One Of Those Days

http://www.prosjektromnormanns.com/jacob-ciocci-usa-one-of-those-days-aug-2017-curated-by-cory-arcangel-usano/

press release:

Prosjektrom Normanns is pleased to announce a solo show of new works by Jacob Ciocci (USA), the artist’s first solo exhibition in Scandinavia. The show is curated by Cory Arcangel (USA/NO) under the auspices of Arcangel Surfware Information Services. Entitled ONE OF THOSE DAYS, the exhibition will take place at Prosjektrom Normanns and simultaneously on Pinterest –– a style-and-recipe-inspiration social network. The exhibition’s Pinterest URL is located at https://www.pinterest.com/jacobciocci.

The exhibition includes two new bodies of works: A series of still life photographs using the «Flat Lay» technique, and three sculptures of charging cell phones.

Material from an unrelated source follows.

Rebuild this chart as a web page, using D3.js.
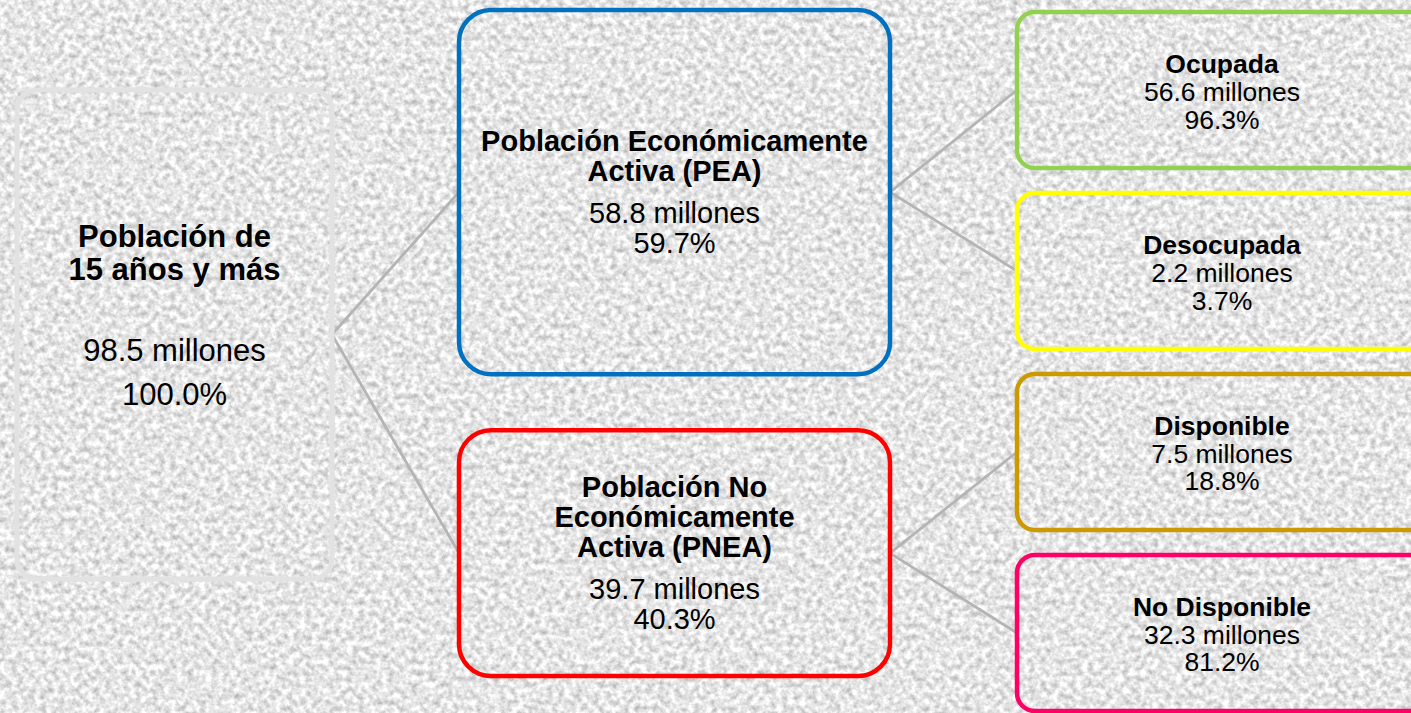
<!DOCTYPE html>
<html>
<head>
<meta charset="utf-8">
<script src="https://d3js.org/d3.v7.min.js"></script>
<style>
  body { margin: 0; background: #e2e2e2; overflow: hidden; }
  svg { display: block; }
  text { font-family: "Liberation Sans", Arial, Helvetica, sans-serif; fill: #000; }
</style>
</head>
<body>
<div id="chart"></div>
<script>
// diagram nodes: root, the two groups, then the four sub groups
var ids = ["total", "pea", "pnea", "ocupada", "desocupada", "disponible", "nodisponible"];
var parentIds = [null, "total", "total", "pea", "pea", "pnea", "pnea"];
var titles = [
  "Población de\n15 años y más",
  "Población Económicamente\nActiva (PEA)",
  "Población No\nEconómicamente\nActiva (PNEA)",
  "Ocupada",
  "Desocupada",
  "Disponible",
  "No Disponible"
];
var millones = [98.5, 58.8, 39.7, 56.6, 2.2, 7.5, 32.3];
var porcentajes = [100.0, 59.7, 40.3, 96.3, 3.7, 18.8, 81.2];
</script>
<script>
var width = 1411, height = 713;

var color = d3.scaleOrdinal()
  .domain(ids)
  .range(["#e2e2e2", "#0070c0", "#ff0000", "#92d050", "#ffff00", "#cc9900", "#ff0066"]);

// one entry per tree depth
var levels = [
  {x: 17, w: 315, r: 20, sw: 5, font: 31, titleStep: 33, gap: 81, step: 44, shift: -8.5, textDx: 157.5},
  {x: 459, w: 431, r: 32, sw: 4.5, font: 29, titleStep: 30, gap: 42, step: 30, shift: 9.5, textDx: 215.5},
  {x: 1017, w: 450, r: 18, sw: 4.5, font: 26.5, titleStep: 28, gap: 28, step: 27.5, shift: 10.75, textDx: 205}
];

var rows = ids.map(function (id, i) {
  return {id: id, parent: parentIds[i], title: titles[i], value: millones[i], pct: porcentajes[i]};
});

var root = d3.stratify()
  .id(function (d) { return d.id; })
  .parentId(function (d) { return d.parent; })(rows);

// vertical placement
root.y0 = 90; root.y1 = 579;

var yMid = d3.scaleLinear()
  .domain([0, root.data.value])
  .range([0, 610]);

var cursor = 10;
root.children.forEach(function (c) {
  c.y0 = cursor;
  c.y1 = cursor + yMid(c.data.value);
  cursor = c.y1 + 56;
});

var leaves = root.leaves();
var yLeaf = d3.scaleBand()
  .domain(leaves.map(function (d) { return d.id; }))
  .range([12, 711])
  .paddingInner(0.138);

leaves.forEach(function (l) {
  l.y0 = yLeaf(l.id);
  l.y1 = l.y0 + yLeaf.bandwidth();
});

var svg = d3.select("#chart")
  .append("svg")
  .attr("width", width)
  .attr("height", height);

// granite like background
var defs = svg.append("defs");
var filter = defs.append("filter")
  .attr("id", "granite")
  .attr("x", 0).attr("y", 0).attr("width", "100%").attr("height", "100%")
  .attr("color-interpolation-filters", "sRGB");
filter.append("feTurbulence")
  .attr("type", "fractalNoise")
  .attr("baseFrequency", 0.17)
  .attr("numOctaves", 3)
  .attr("seed", 7);
filter.append("feColorMatrix")
  .attr("type", "matrix")
  .attr("values", "0.5 0 0 0 0.65  0.5 0 0 0 0.65  0.5 0 0 0 0.65  0 0 0 0 1");
filter.append("feGaussianBlur")
  .attr("stdDeviation", 0.5);

svg.append("rect")
  .attr("width", width)
  .attr("height", height)
  .attr("filter", "url(#granite)");

function cy(d) { return (d.y0 + d.y1) / 2; }

// connectors
svg.append("g")
  .selectAll("line")
  .data(root.links())
  .enter()
  .append("line")
  .attr("x1", function (d) { return levels[d.source.depth].x + levels[d.source.depth].w; })
  .attr("y1", function (d) { return cy(d.source); })
  .attr("x2", function (d) { return levels[d.target.depth].x; })
  .attr("y2", function (d) { return cy(d.target); })
  .attr("stroke", "#b4b4b4")
  .attr("stroke-width", 2.8);

// boxes
var node = svg.append("g")
  .selectAll("g")
  .data(root.descendants())
  .enter()
  .append("g");

node.append("rect")
  .attr("x", function (d) { return levels[d.depth].x; })
  .attr("y", function (d) { return d.y0; })
  .attr("width", function (d) { return levels[d.depth].w; })
  .attr("height", function (d) { return d.y1 - d.y0; })
  .attr("rx", function (d) { return levels[d.depth].r; })
  .attr("fill", "none")
  .attr("stroke", function (d) { return color(d.id); })
  .attr("stroke-width", function (d) { return levels[d.depth].sw; });

var fmt = d3.format(".1f");

node.each(function (d) {
  var lv = levels[d.depth];
  var lines = d.data.title.split("\n");
  var n = lines.length;
  var span = (n - 1) * lv.titleStep + lv.gap + lv.step;
  var first = cy(d) - span / 2 + lv.shift;
  var tx = lv.x + lv.textDx;
  var g = d3.select(this);

  lines.forEach(function (t, i) {
    g.append("text")
      .attr("x", tx)
      .attr("y", first + i * lv.titleStep)
      .attr("text-anchor", "middle")
      .attr("font-size", lv.font)
      .attr("font-weight", "bold")
      .text(t);
  });

  var vy = first + (n - 1) * lv.titleStep + lv.gap;
  g.append("text")
    .attr("x", tx)
    .attr("y", vy)
    .attr("text-anchor", "middle")
    .attr("font-size", lv.font)
    .text(fmt(d.data.value) + " millones");
  g.append("text")
    .attr("x", tx)
    .attr("y", vy + lv.step)
    .attr("text-anchor", "middle")
    .attr("font-size", lv.font)
    .text(fmt(d.data.pct) + "%");
});
</script>
</body>
</html>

Ciocci’s still life, chromogenic-print color photographs are housed in consumer silver frames. Each photograph is crowded with an assemblage of contemporary trash, such as old calculators, broken Apple computer adaptors, food wrappings, medicine bottles and stuffed toys. Ciocci collects these items from the Goodwill Outlet, a non profit thrift store in North Versailles, Pennsylvania, USA. Unsold items are send to the outlet center from Goodwill retail stores, and are available to purchase – unsorted by the pound – in massive bins. Items found at this store are barely one step away from being tossed in a landfill.

Ciocci arranges and photographs these items from above, laying the objects flat on a white surface in a technique called Flat Lay. Flat Lay photography has been popularized by social networks in the vein of Instagram and Pinterest, and is often used by brands as a storytelling tool to create a lifestyle context for their products. Ciocci’s photographs will be hung in the gallery, and uploaded and circulated over the duration of the show on the social network Pinterest, at the URL https://www.pinterest.com/jacobciocci.

The exhibition also features three sculptures of charging cell phones. The arrangement of each phone, its power adapter, and the wall socket will be dramatized in the space by Ciocci; the sculptures are modeled after the awkward positioning that personal cellphones appear in while being charged in public spaces such as the library or the airport. Often, the cord is not long enough, the socket is too far away, or the phone is too big to lay anywhere but on the floor. Ciocci re-envisions these ungainly “charging” moments – a uniquely contemporary phenomenon – into a performance where the electric grid, power socket, cell phones and their operating systems interact.